ユーザー体験と信頼性のバランス

フェイスブックがなぜ、収益性に直結するアド・ロードを減らすと言っているのか。もしみなさんがフェイスブックのウェブやアプリに日常的にアクセスしていれば、さほど難しい推測ではないだろう。つまり、タイムラインが広告であふれて、そもそもの滞在時間を減らさないようにバランスを取ろうとしているのだ。

例えばテレビを見ていてCMばかりだと、飽き飽きとしてしまい、チャンネルを変えるきっかけを与えてしまう。フェイスブックでも同じで、友達の動向を見たいのに、広告ばかりが流れてくると、フェイスブックにアクセスする目的が何だか分からなくなってしまう。 そのためフェイスブックは、より広告出現頻度を減らす代わりに、より人々の注目を集めやすいコンテンツ、すなわち動画を主体とした広告ビジネスへの移行を進めていくことを考えている。
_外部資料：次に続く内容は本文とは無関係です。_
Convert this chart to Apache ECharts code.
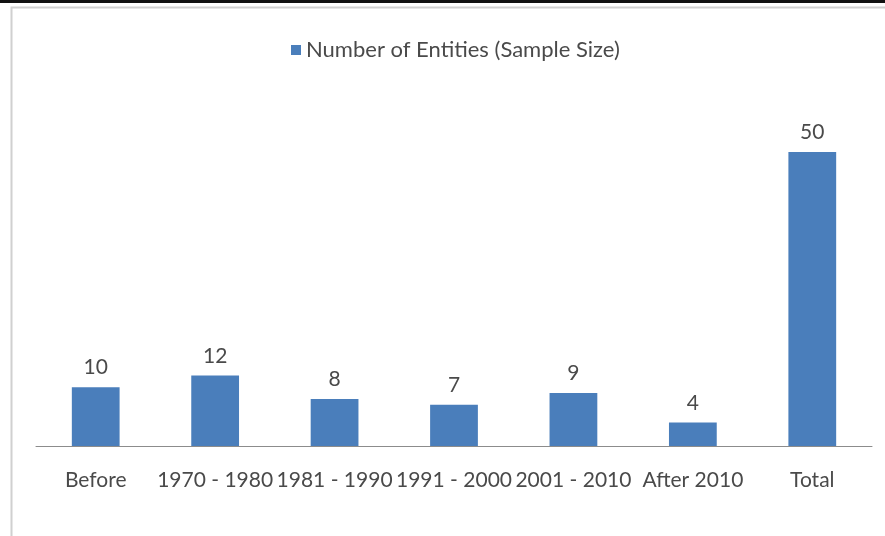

2016年4月に行われた開発者会議F8では、ライブ動画に関する取り組みを強化する発表を行っており、また機械学習によってニュースフィードに流れてくるコンテンツの理解を行いながら、より適切なコンテンツと広告のブレンドを目指していくことになる。

マーク・ザッカーバーグCEOはライブ動画を強化すると開発者会議F8でアナウンス

より文化的な側面を追求してみてはどうか?

フェイスブックの今後の成長余地は「動画広告である」という未来を予測している。

企業から広告としてアップロードされる広告や、企業や個人が配信するライブ動画をニュースフィード内でよりアピールすることも考えられる。動画と広告にまつわる取り組みにはまだまだ様々な可能性があることは、筆者も認めている。

ただ、例えば広告ビジネスを追求するのであれば、もう少し違った考え方をしても良いのではないか、という印象も持っている。

例えば、インスタグラムを考えてみてほしい。

インスタグラムにも、写真やビデオの広告が流れてくる。しかしフェイスブックに流れてくるそれとは違い、つい見入ってしまう美しい写真やビデオが多く、確かに自分のタイムラインに紛れてくる要素ではあるが、さほど嫌な感じはしない。

雑誌に入ってくる写真が美しい広告を楽しんでみている感覚に近いかもしれない。これは、今後フェイスブックが目指していくべき広告の姿を示唆していると考えている。生活を豊かにするような広告を作り出せれば、再びフェイスブック広告の収益を成長させるペースに持ち込めるだろう。